Artinya, beban perusahaan yang selama ini menanggung PPh karyawan akan berkurang. Pemerintah juga memberikan pengurangan pajak bagi perusahaan itu sendiri. Sektor perbankan pun memberikan keringanan kepada perusahaan yang menjadi debitor untuk merestrukturisasi utang sehingga cicilan bisa diperkecil dengan tenor yang lebih panjang.

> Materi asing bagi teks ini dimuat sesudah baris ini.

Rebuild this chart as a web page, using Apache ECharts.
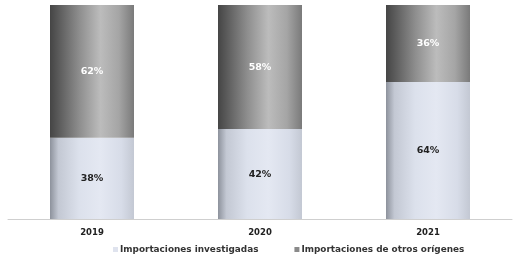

Kerugian perusahaan juga bisa ditutup dari berkurangnya biaya-biaya operasional kantor serta uang makan dan transportasi karyawan. Jika perusahaan masih merugi, pemerintah mesti memberikan insentif-insentif lain sehingga akhirnya perusahaan sukarela untuk menghentikan aktivitas bisnisnya di kantor untuk sementara.
Berdasarkan data BPS Jakarta, terdapat 4,54 juta pekerja di Jakarta dengan rincian 3,1 juta merupakan pekerja formal sebagai karyawan, pegawai, dan buruh serta 1,44 juta pekerja informal dan pelaku usaha mikro. Pekerja formal tidak begitu masalah karena berpendapatan tetap. Untuk pekerja informal, pemerintah tentu harus menanggung pendapatannya yang hilang agar pekerja bersangkutan tetap bisa mencukupi kebutuhan keluarganya selama aktivitas ekonomi Jakarta dihentikan, semisal dua minggu.
Misalkan upah minimum regional (UMR) Jakarta sebesar Rp 4,2 juta per bulan atau Rp 2,1 juta per dua minggu. Maka, selama dua minggu tak bekerja, pekerja informal akan kehilangan pendapatan Rp 2,1 juta. Jika pendapatan pekerja informal yang hilang diganti seluruhnya, pemerintah harus menyediakan sekitar Rp 3 triliun dalam bentuk misalnya bantuan langsung tunai.
Dana tersebut bisa diambil dari anggaran infrastruktur yang diproyeksikan sebesar Rp 423,3 triliun dalam APBN 2020. Dalam kondisi saat ini, pembangunan proyek-proyek mercusuar, termasuk untuk pemindahan ibu kota, sebaiknya ditunda atau dihentikan dulu. Lebih bagus dananya digunakan untuk menangani wabah Covid-19, termasuk memberikan insentif tambahan agar perusahaan yang menghentikan kegiatan ekonominya tidak merugi. Sejauh ini, menurut Menteri Keuangan Sri Mulyani Indrawati, pemerintah akan menganggarkan Rp 118,3 triliun-Rp 121,3 triliun untuk menangani pandemi Covid-19.